10 Best
31.10.2011, Words by Ruth Saxelby

11 scary songs

While Goblin, John Carpenter and Thriller are go-to’s this time of year, we’ve put together a few of our favourites for a seriously disturbed night in. Happy Halloween!

Bauhaus Bela Lugosi’s Dead

Goth rockers Bauhaus announced their arrival in 1979 with this sparse, dubby, ahead-of-its-time single that still makes for a thrilling listen. Named after the Hungarian Dracula actor, it went on to be used for cult vampire movie The Hunger in 1983, with Bauhaus playing a band in the film.

Gatekeeper Chains

“Hell was what he wanted, and hell was what he got,“gasps the female vocal on this pounding standout from New York duo Gatekeeper’s ‘Giza’ EP released late last year. The spook-factor of Chains is that of the grand old B-movie tradition: dark, racy and theatrically camp. Or, in their own words, it’s an “endless night ride through the depths of a CG hell-scape”.

Jeff Mills The Bells

Detroit techno legend Jeff Mills is the master of disturbing rhythms. His early career was forged on channelling the starkness and intense alienation of industrial inner city life into hyper-mechanised, escapist fantasies to soundtrack all-night techno parties. Released in 1997, The Bells scatters horror movie chords over a pounding tribal rhythm, manifesting itself as a burning, bubbling kind of scary.

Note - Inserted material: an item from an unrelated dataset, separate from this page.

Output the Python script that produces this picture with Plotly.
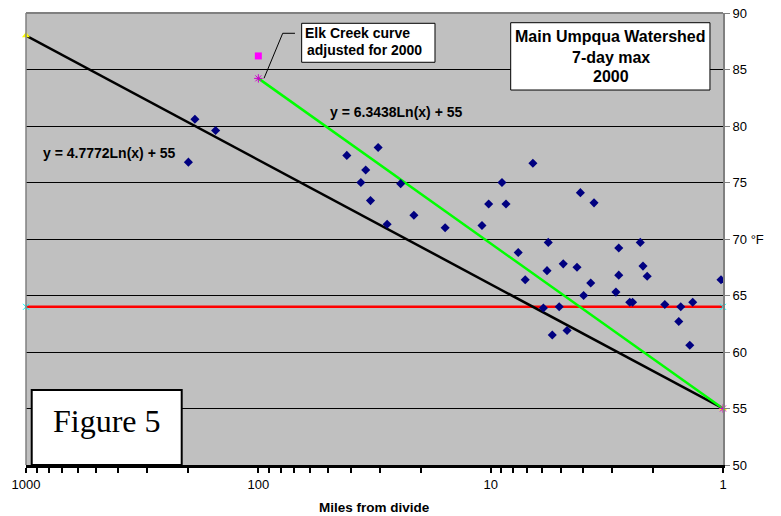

Shackleton Death Is Not Final

Steve – Kode9 – Goodman has written at length on the dread-inducing capabilities of bass frequencies, but for me, it’s the mix of camp iconography (I mean, check out that artwork), tribal dubstep and blasted heath textures that make Shakleton and Appleblim Skull Disco tracks so hilariously uneasy. There’s very few songs that couldn’t happily appear on this list from the Soundboy Punishments CD, but Death is Not Final, incorporates those ideas of menacing chants, machine violence and overwhelming terror perfectly.

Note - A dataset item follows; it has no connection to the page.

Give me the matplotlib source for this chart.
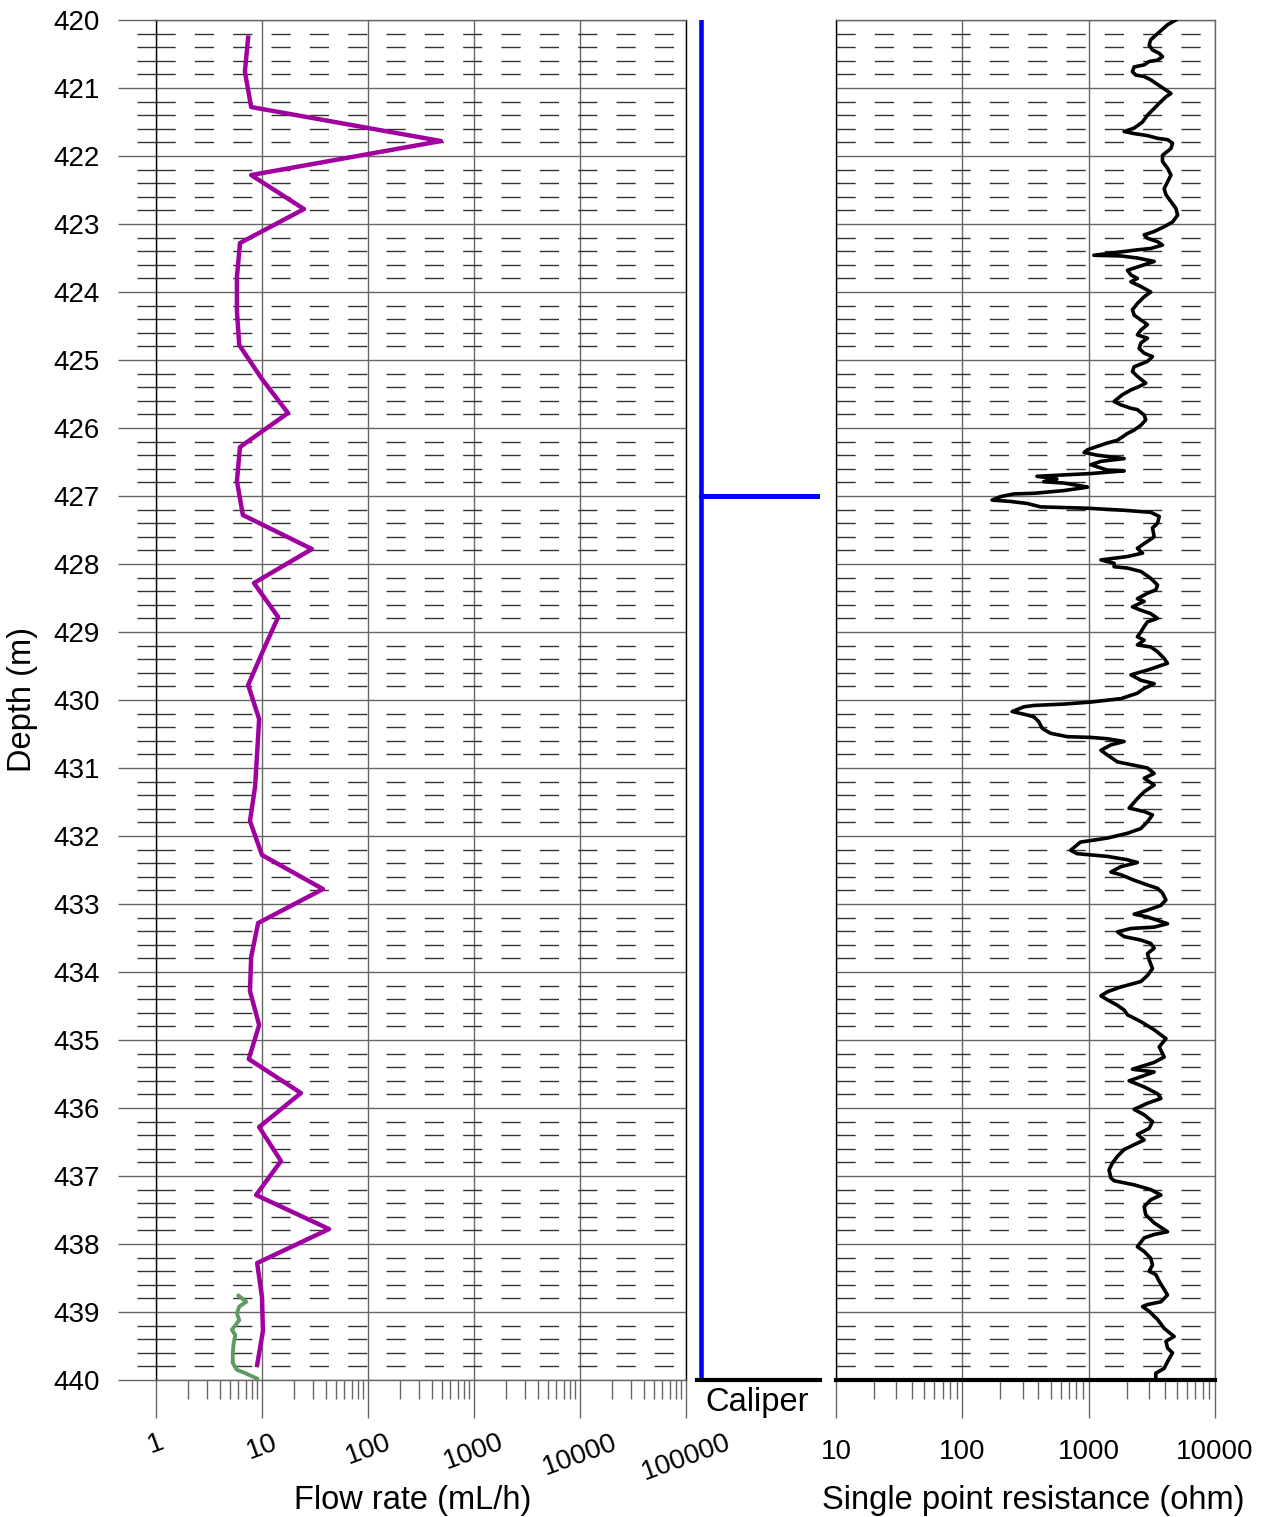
import numpy as np
import matplotlib
matplotlib.use('Agg')
from matplotlib import pyplot as plt
from matplotlib.ticker import LogLocator, NullFormatter, MultipleLocator

# flow rate log (purple) and the short green log near the bottom
flow_depth = [420.26, 420.76, 421.28, 421.78, 422.28, 422.78, 423.28, 423.78, 424.28, 424.78,
              425.28, 425.78, 426.28, 426.78, 427.28, 427.78, 428.28, 428.78, 429.28, 429.78,
              430.28, 430.78, 431.28, 431.78, 432.28, 432.78, 433.28, 433.78, 434.28, 434.78,
              435.28, 435.78, 436.28, 436.78, 437.28, 437.78, 438.28, 438.78, 439.28, 439.78]
flow_rate = [7.4, 6.9, 7.9, 488, 7.9, 24.9, 6.2, 5.8, 5.8, 6.1,
             10.0, 17.6, 6.2, 5.8, 6.6, 29.6, 8.4, 14.2, 10.2, 7.4,
             9.4, 9.0, 8.6, 7.7, 10.0, 37.6, 9.2, 7.9, 7.7, 9.4,
             7.5, 23.3, 9.4, 15.1, 8.8, 42.9, 9.0, 10.0, 10.2, 9.0]

flow2_depth = [438.76, 438.85, 438.92, 439.02, 439.12, 439.26, 439.34, 439.46, 439.61,
               439.75, 439.85, 439.91, 439.98]
flow2_rate = [6.0, 7.1, 6.1, 5.8, 6.1, 5.2, 5.6, 5.4, 5.3, 5.3, 5.8, 7.2, 9.0]

# caliper (relative units)
caliper_depth = [420, 427, 427, 427, 440]
caliper_value = [0, 0, 1, 0, 0]

# single point resistance (ohm)
spr_depth = [
    420.00, 420.07, 420.20, 420.29, 420.37, 420.44, 420.49, 420.54, 420.59, 420.61,
    420.66, 420.69, 420.76, 420.81, 420.83, 420.88, 420.93, 420.98, 421.03, 421.08,
    421.13, 421.20, 421.30, 421.40, 421.50, 421.59, 421.64, 421.67, 421.70, 421.74,
    421.76, 421.81, 421.89, 421.99, 422.08, 422.18, 422.28, 422.38, 422.48, 422.57,
    422.67, 422.77, 422.87, 422.97, 423.04, 423.11, 423.16, 423.21, 423.26, 423.31,
    423.36, 423.38, 423.41, 423.46, 423.47, 423.50, 423.55, 423.60, 423.68, 423.75,
    423.80, 423.85, 423.92, 424.00,
    424.07, 424.17, 424.26, 424.34, 424.41, 424.48, 424.56, 424.63, 424.68, 424.75,
    424.83, 424.90, 424.95, 425.02, 425.10, 425.17, 425.24, 425.34, 425.39, 425.44,
    425.51, 425.61, 425.66, 425.71, 425.73, 425.81, 425.88, 425.96, 426.03, 426.08,
    426.18, 426.22, 426.27, 426.32, 426.36, 426.40, 426.45, 426.49, 426.54, 426.62,
    426.63, 426.67, 426.69, 426.71, 426.75, 426.79, 426.81, 426.85, 426.87, 426.92,
    426.96, 426.97, 427.01, 427.06, 427.08, 427.11, 427.16, 427.18, 427.21, 427.24,
    427.30, 427.40, 427.47, 427.60, 427.70, 427.77, 427.84, 427.89, 427.94, 427.99,
    428.04, 428.06, 428.11, 428.21, 428.31, 428.38, 428.43, 428.51, 428.55, 428.63,
    428.68, 428.73, 428.80, 428.85, 428.92, 429.00, 429.07, 429.12, 429.19, 429.22,
    429.29, 429.39, 429.46, 429.51, 429.56, 429.63, 429.71, 429.76, 429.83, 429.90,
    429.98, 430.03, 430.06, 430.08, 430.10, 430.17, 430.22, 430.25, 430.32, 430.42,
    430.49, 430.54, 430.55, 430.57, 430.61, 430.66, 430.74, 430.81, 430.91, 430.96,
    431.00, 431.08, 431.15, 431.25, 431.35, 431.45, 431.59, 431.64, 431.69, 431.79,
    431.89, 431.96, 432.03, 432.09,
    432.21, 432.26, 432.30, 432.35, 432.39, 432.45, 432.53, 432.57, 432.65, 432.72,
    432.77, 432.84, 432.94, 433.02, 433.09, 433.15, 433.19, 433.29, 433.34, 433.36,
    433.41, 433.48, 433.53, 433.58, 433.65, 433.73, 433.82, 433.95, 434.05, 434.14,
    434.22, 434.29, 434.35, 434.41, 434.49, 434.56, 434.63, 434.73, 434.85, 434.98,
    435.10, 435.25, 435.33, 435.43, 435.47, 435.54, 435.60, 435.69, 435.79, 435.86,
    435.93, 436.02,
    436.10, 436.20, 436.30, 436.39, 436.47, 436.54, 436.61, 436.71, 436.81, 436.91,
    437.03, 437.07, 437.13, 437.20, 437.28, 437.35, 437.45, 437.57, 437.69, 437.82,
    437.86, 437.91, 438.04, 438.11, 438.21, 438.31, 438.40, 438.45, 438.55, 438.75,
    438.85, 438.89, 438.92, 438.99, 439.11, 439.24, 439.36, 439.43, 439.53, 439.60,
    439.73, 439.83, 439.90, 439.97]
spr_ohm = [
    4900, 4210, 3510, 3100, 3010, 3200, 3620, 3840, 3510, 3010,
    2750, 2290, 2220, 2360, 2750, 3100, 3400, 3730, 4090, 4480,
    4090, 3730, 3300, 2920, 2670, 2290, 1910, 2290, 2920, 3510,
    4210, 4610, 4480, 3840, 3840, 4210, 4480, 4210, 3960, 4090,
    4480, 4900, 5060, 4610, 3960, 3300, 2750, 2920, 3510, 3840,
    3100, 2430, 1800, 1100, 1800, 2430, 3300, 2750, 2030, 2160,
    2430, 2160, 2590, 3100,
    2750, 2430, 2220, 2290, 2590, 2920, 2590, 2430, 2920, 2590,
    2510, 2750, 3200, 2920, 2290, 2220, 2430, 2830, 2510, 2160,
    1850, 1590, 1800, 2160, 2430, 2750, 2830, 2590, 2290, 2030,
    1690, 1410, 1170, 980, 920, 1170, 1910, 1250, 1040, 1410,
    1910, 1040, 640, 390, 560, 440, 640, 860, 980, 640,
    370, 255, 200, 172, 240, 326, 416, 980, 1910, 3100,
    3620, 3510, 3200, 3300, 2750, 2430, 2670, 2030, 1250, 1590,
    1590, 2030, 2590, 3100, 3510, 3400, 2920, 2430, 2750, 2220,
    2590, 3100, 3510, 2920, 2750, 2590, 2430, 2750, 2430, 3100,
    3510, 3960, 4210, 3510, 2920, 2160, 2590, 3300, 2750, 2430,
    1800, 1040, 640, 370, 307, 248, 326, 370, 403, 430,
    500, 680, 1040, 1410, 1910, 1500, 1250, 1410, 1690, 2290,
    2920, 3300, 2750, 3300, 2750, 2430, 2090, 2750, 3200, 2920,
    2590, 2030, 1410, 860,
    720, 810, 1410, 2030, 2430, 1800, 1500, 1800, 2290, 2920,
    3510, 3840, 4090, 3730, 2920, 2290, 2920, 4210, 3300, 2160,
    1690, 1910, 2590, 3100, 3300, 2920, 3010, 3200, 2920, 2590,
    1800, 1410, 1250, 1410, 1690, 1910, 2030, 2590, 3300, 4090,
    3620, 3960, 3300, 2220, 3300, 2590, 2090, 2750, 3510, 3730,
    2920, 2290,
    2750, 3200, 3010, 2430, 2750, 2290, 1910, 1690, 1540, 1450,
    1500, 1590, 2290, 3100, 3730, 3100, 2750, 2830, 3300, 4210,
    3300, 2750, 2430, 2750, 3100, 3200, 3010, 3400, 3620, 4210,
    3730, 2920, 2670, 3010, 3510, 3960, 4750, 4090, 4210, 4610,
    4210, 3960, 3400, 3400]

flow_ticks = [1, 10, 100, 1000, 10000, 100000]
spr_ticks = [10, 100, 1000, 10000]

plt.rcParams['font.family'] = ['Liberation Sans', 'DejaVu Sans']
plt.rcParams['lines.scale_dashes'] = False

GRID = '#666666'
DASH = '#333333'
MINOR_STYLE = (0, (13.8, 13.8))
W, H = 1263.0, 1517.0
TICK_FS = 20
LABEL_FS = 23.5


def depth_grid(ax):
    ax.set_ylim(440, 420)
    ax.yaxis.set_major_locator(MultipleLocator(1))
    ax.yaxis.set_minor_locator(MultipleLocator(0.2))
    ax.grid(True, which='major', color=GRID, lw=1)
    ax.grid(True, which='minor', axis='y', color=DASH, lw=1, linestyle=MINOR_STYLE)
    ax.grid(False, which='minor', axis='x')
    for s in ax.spines.values():
        s.set_color(GRID)
        s.set_linewidth(1)


fig = plt.figure(figsize=(W / 100, H / 100), dpi=100)
bottom = 1 - 1380 / H
height = 1360 / H
ax1 = fig.add_axes([156 / W, bottom, 530 / W, height])
ax2 = fig.add_axes([697 / W, bottom, 123 / W, height])
ax3 = fig.add_axes([836 / W, bottom, 379 / W, height])

# --- flow rate panel
ax1.set_xscale('log')
ax1.set_xlim(1, 100000)
depth_grid(ax1)
ax1.set_xticks(flow_ticks, labels=[str(t) for t in flow_ticks])
ax1.xaxis.set_minor_locator(LogLocator(base=10, subs=np.arange(2, 10)))
ax1.xaxis.set_minor_formatter(NullFormatter())
ax1.tick_params(axis='x', which='major', length=27.5, width=1, color=GRID,
                labelsize=TICK_FS, pad=8, labelrotation=20)
ax1.tick_params(axis='x', which='minor', length=13.7, width=1, color=GRID)
ax1.tick_params(axis='y', which='major', length=27.5, width=1, color=GRID,
                labelsize=TICK_FS, pad=13)
ax1.tick_params(axis='y', which='minor', length=13.7, width=1, color=DASH)
ax1.spines['left'].set_color('black')
ax1.spines['right'].set_color('black')
ax1.plot(flow_rate, flow_depth, color='#A000A0', lw=3.2, zorder=3)
ax1.plot(flow2_rate, flow2_depth, color='#5F9A5F', lw=2.8, zorder=3)
ax1.set_xlabel('Flow rate (mL/h)', fontsize=LABEL_FS)
ax1.xaxis.label.set_va('center')
ax1.xaxis.set_label_coords((413 - 156) / 530, (1380 - 1500) / 1360)
ax1.set_ylabel('Depth (m)', fontsize=LABEL_FS)
ax1.yaxis.label.set_va('center')
ax1.yaxis.set_label_coords((22 - 156) / 530, 0.5)

# --- caliper panel
ax2.set_xlim(-0.034, 1.017)
ax2.set_ylim(440, 420)
for side in ['top', 'left', 'right']:
    ax2.spines[side].set_visible(False)
ax2.spines['bottom'].set_linewidth(3)
ax2.spines['bottom'].set_color('black')
ax2.set_xticks([])
ax2.set_yticks([])
ax2.plot(caliper_value, caliper_depth, color='#0000FF', lw=3.3,
         solid_capstyle='round', zorder=1)
ax2.set_xlabel('Caliper', fontsize=LABEL_FS)
ax2.xaxis.label.set_va('center')
ax2.xaxis.set_label_coords((757 - 697) / 123, (1380 - 1402) / 1360)

# --- single point resistance panel
ax3.set_xscale('log')
ax3.set_xlim(10, 10000)
depth_grid(ax3)
ax3.set_xticks(spr_ticks, labels=[str(t) for t in spr_ticks])
ax3.xaxis.set_minor_locator(LogLocator(base=10, subs=np.arange(2, 10)))
ax3.xaxis.set_minor_formatter(NullFormatter())
ax3.tick_params(axis='x', which='major', length=27.5, width=1, color=GRID,
                labelsize=TICK_FS, pad=15)
ax3.tick_params(axis='x', which='minor', length=13.7, width=1, color=GRID)
ax3.tick_params(axis='y', which='both', length=0, labelleft=False)
ax3.spines['left'].set_color('black')
ax3.spines['bottom'].set_color('black')
ax3.spines['bottom'].set_linewidth(3)
ax3.plot(spr_ohm, spr_depth, color='black', lw=2.6, zorder=3)
ax3.set_xlabel('Single point resistance (ohm)', fontsize=LABEL_FS)
ax3.xaxis.label.set_va('center')
ax3.xaxis.set_label_coords((1033 - 836) / 379, (1380 - 1500) / 1360)

fig.savefig('out.png', dpi=100)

Clipse & Roscoe P Coldchain _Chinese New Year

Rap’s flirtation with horror runs from the student union classic work of Gravediggaz to the ski-mask horrorcore of Tyler, The Creator, but it’s rarely been as sonically unnerving as Clipse’s 2006 love-letter to home invasion. Pharell’s ornamentally horrifying beat to Pusha T’s “I’m at your door, your eyes are like ‘Why are you here?’ / Judging by my steel I’ve got something to do here’. While not in the slightest bit supernatural, it’s as difficult to hear as ‘Funny Games’ and ‘Straw Dogs’ are difficult to watch.

Light Asylum Dark Allies

White lilies, a funeral home staple, burn in the opening frames of the video to Brooklyn synth-pop duo Light Asylum’s most epic moment yet, Dark Allies. “She whispered to me, come closer, come closer…” growls Shannon Funchess, affirming herself as one of today’s most bewitching, powerful frontwomen – both on record and in this awesome video that plays on sacrificial symbolism.

Japan Ghosts

There’s a tone to David Sylvian’s voice that cuts, a heaviness that hints at some infinite well of sorrow – no more so than on Japan’s 1982 hit Ghosts. Eerie synths and swathes of haunting space make this a chilling yet addictive listen, time and time again.

Salem Till The World Ends

Another Halloween pick-a-song-any-song artist of recent times is Salem. While they’ve made more obviously ooh-scary tracks than their remix of Britney Spears’s Till The World Ends, this drag’d epic uncovers today’s horror-in-plain-sight of endless war, industrialised sex and the most unspeakably sad popstar ever is gut-wrenching.

Burzum Dunkelheit

While his politics and actions may be beyond reprehensible, music does not get more extreme than this. Burzum’s rare track Dunkelheit bristles and echoes with primordial horror, a hymn to evil things lurking in the roots of trees and swampish slime. A convicted murderer and occult fanatic with documented flirtations with Nazism was never going to make un-frightening music, but this track’s glowering melody and sheer vastness makes it a shoe-in.

Bobby “Boris” Pickett _The Monster Mash

The most untouchable Halloween song of all time, it sums up the pure silliness of the season and – thanks to Lynch and all that hauntological ghostliness-of-the-past gumf – imbued with a new creepiness.

Death In June _The Torture Garden

Torture Garden, named after the Octave Mirbeau book (also quoted on Manic Street Preacher’s The Holy Bible’s inlay) is a classic track, set here to Ingmar Bergman’s Seventh Seal. Death In June’s often desperate urge to shock places them far beyond the realms of taste and has robbed them of the audience they deserve, but this track, filled with catholic dirges, glowering synths, and delicate chimes is a night-closer for any Halloween.